Company contained the following paragraph: 'It is understood that we are to receive from the City of Newark the usual brokerage, namely, 5% of the total aggregate rental;' and, Whereas, the said aggregate minimum rental for the extended period of twenty-nine years amounts to the sum of $621,500, and 5% of the aggregate rental aforesaid amounts to the sum of $31,075; and, Whereas, the aforesaid commission of $31,075 is properly due the brokers for the aforesaid commission, and this is the opinion of the Law Department; and, Whereas, the said Waring Realty Company has demanded the payment of the sum of $25,349.90 from the rents which had accumulated up to February 6th, 1940, with a demand for the payment of the balance of $5,725.10 when sufficient money has accumulated from the rents received to pay the same; and, Whereas, there is presently available sufficient money accumulated from rentals received and in the custody of the City Treasurer to satisfy the demand for payment of the said sum of $25,349.90 at this time; Therefore, be it resolved, by the Board of Commissioners of The City of Newark, that the payment of the sum of $31,075, being 5% of the aggregate rentals on the extended term of twenty-nine years of the aforesaid lease between the City of Newark and the 200 Washington Street Corporation, be and the same is hereby authorized to be paid to the Waring Realty Company, as brokers in the making of the aforesaid lease for the extended term of twenty-nine years; that is, that the sum of $25,349.90 shall be paid from the rents presently in hand, and the balance of $5,725.10 when sufficient money has accumulated from rentals received to pay the same."

The City Commission had prior thereto unanimously adopted a resolution at a meeting held October 16th, 1935, as follows: "Whereas, under date of October 1st, 1935, the lessee did propose an amendment to said lease; Now, therefore be it Resolved by the Board of Commissioners of The City of Newark that the offer of amendment by the lessee be and the same is hereby accepted; and the agreement amending said lease, a copy of which is hereto annexed and made part hereof, be and the same is hereby ratified and approved; and the proper corporate officers of the City of Newark are

[125 NJL Page 364]

hereby directed to execute said amended agreement on the passage of this resolution."

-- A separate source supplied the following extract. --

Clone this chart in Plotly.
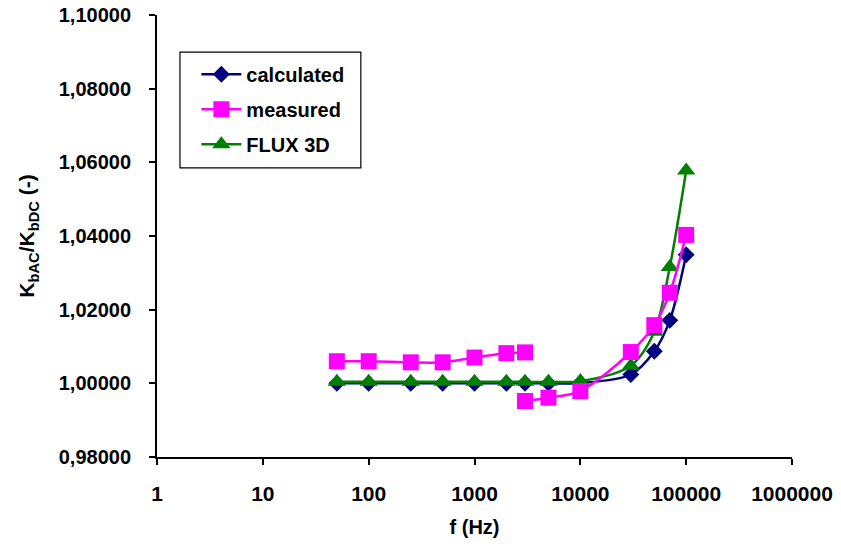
import plotly.graph_objects as go

# Frequencies (Hz)
f_calc = [50, 100, 250, 500, 1000, 2000, 3000, 5000, 10000, 30000, 50000, 70000, 100000]
k_calc = [1.0000, 1.0000, 1.0000, 1.0000, 1.0000, 1.0000, 1.0000, 1.0000, 1.0001, 1.0024, 1.0087, 1.0171, 1.0349]

f_meas = [50, 100, 250, 500, 1000, 2000, 3000, None, 3000, 5000, 10000, 30000, 50000, 70000, 100000]
k_meas = [1.0060, 1.0060, 1.0057, 1.0057, 1.0070, 1.0082, 1.0084, None, 0.9952, 0.9961, 0.9979, 1.0085, 1.0158, 1.0246, 1.0403]

f_flux = [50, 100, 250, 500, 1000, 2000, 3000, 5000, 10000, 30000, 50000, 70000, 100000]
k_flux = [1.0004, 1.0004, 1.0004, 1.0004, 1.0004, 1.0004, 1.0004, 1.0004, 1.0006, 1.0048, 1.0140, 1.0316, 1.0578]

x_tickvals = [1, 10, 100, 1000, 10000, 100000, 1000000]
x_ticktext = ["1", "10", "100", "1000", "10000", "100000", "1000000"]
y_tickvals = [0.98, 1.00, 1.02, 1.04, 1.06, 1.08, 1.10]

FONT = "Liberation Sans, Arial, sans-serif"

fig = go.Figure()
fig.add_trace(go.Scatter(
    x=f_calc, y=k_calc, name="calculated", mode="lines+markers",
    line=dict(color="#000080", width=2.5, shape="spline", smoothing=0.9),
    marker=dict(symbol="diamond", size=13, color="#000080"),
    legendrank=1, legendgroup="a"))
fig.add_trace(go.Scatter(
    x=f_flux, y=k_flux, name="FLUX 3D", mode="lines+markers",
    line=dict(color="#008000", width=2.5, shape="spline", smoothing=0.9),
    marker=dict(symbol="triangle-up", size=16, color="#008000"),
    legendrank=3, legendgroup="c"))
fig.add_trace(go.Scatter(
    x=f_meas, y=k_meas, name="measured", mode="lines+markers",
    line=dict(color="#FF00FF", width=2.5, shape="spline", smoothing=0.9),
    marker=dict(symbol="square", size=16, color="#FF00FF"),
    connectgaps=False,
    legendrank=2, legendgroup="b"))

# legend frame
fig.add_shape(type="rect", xref="paper", yref="paper",
              x0=0.0362, x1=0.321, y0=0.654, y1=0.916,
              line=dict(color="black", width=1.2), fillcolor="rgba(0,0,0,0)", layer="above")

fig.update_layout(
    width=841, height=553,
    margin=dict(l=157, r=49, t=15, b=96, autoexpand=False),
    paper_bgcolor="white", plot_bgcolor="white",
    separators=", ",
    font=dict(family=FONT, color="black"),
    showlegend=True,
    legend=dict(
        x=0.062, y=0.91, xanchor="left", yanchor="top",
        borderwidth=0, bgcolor="rgba(0,0,0,0)",
        font=dict(family=FONT, size=20, color="black", weight="bold"),
        traceorder="grouped", tracegroupgap=6, itemwidth=40,
    ),
)

fig.update_xaxes(
    type="log", range=[0, 6], automargin=False,
    tickmode="array", tickvals=x_tickvals, ticktext=x_ticktext,
    showgrid=False, zeroline=False,
    showline=True, linecolor="black", linewidth=2,
    ticks="outside", ticklen=6, tickwidth=2, tickcolor="black",
    tickfont=dict(family=FONT, size=21, color="black", weight="bold"),
    ticklabelstandoff=11,
    title=dict(text="f (Hz)", font=dict(family=FONT, size=20, color="black", weight="bold"), standoff=16),
)
fig.update_yaxes(
    range=[0.98, 1.10], automargin=False,
    tickmode="array", tickvals=y_tickvals, tickformat=".5f",
    showgrid=False, zeroline=False,
    showline=True, linecolor="black", linewidth=2,
    ticks="outside", ticklen=6, tickwidth=2, tickcolor="black",
    tickfont=dict(family=FONT, size=20, color="black", weight="bold"),
    ticklabelstandoff=14,
    title=dict(text="K<sub>bAC</sub>/K<sub>bDC</sub> (-)", font=dict(family=FONT, size=21, color="black", weight="bold"), standoff=18),
)

fig.write_html("out.html")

The tenant did not begin immediate building operations, but in every instance the delay seems to have been excused by appropriate municipal action. But if not, the city has now acquiesced therein and has received the rents due under the lease.

It is apparent from the resolution that the commissions, when paid, will about exhaust the rentals for the first five years of the lease. However, the law implies, in the absence of contrary provision, that upon performance the broker is entitled to commissions. Feist & Feist, Inc., v. Spitzer, 107 N.J.L. 138. And further that the lessor cannot defeat the right by his own wrong.

It is said that there was no appropriate municipal action, and that hence the broker is not entitled to its commissions. The city had power to lease its lands, and the statute fixes no particular form in which the corporate action should be taken. N.J.S.A. 40:176-11; Child v. Newark, 8 N.J. Mis. R. 597. It extended the lease, as we have indicated, by unanimously adopted resolution at a regular meeting of the City Commission. The broker in submitting its offer for the extension of the lease made it conditioned upon payment of commissions. When the municipality accepted the proposal, subject to this condition and directed the execution of the lease, the right to commissions accrued. No more definite municipal action was possible. Stout v. Bayonne, 15 Id. 672; affirmed, 120 N.J.L. 242. See, also, Byrne v. Wildwood, 96 Id. 287; Potter v. Metuchen, 108 Id. 447.

The right to payment of those commissions accrued under the resolution of August 14th, 1940. Since no rights which the relator has arose by action at conference meetings, we are not called upon to determine the effectiveness of the so-called conference meetings.

A peremptory writ may issue, unless an appeal is desired in which event the pleadings may be moulded accordingly.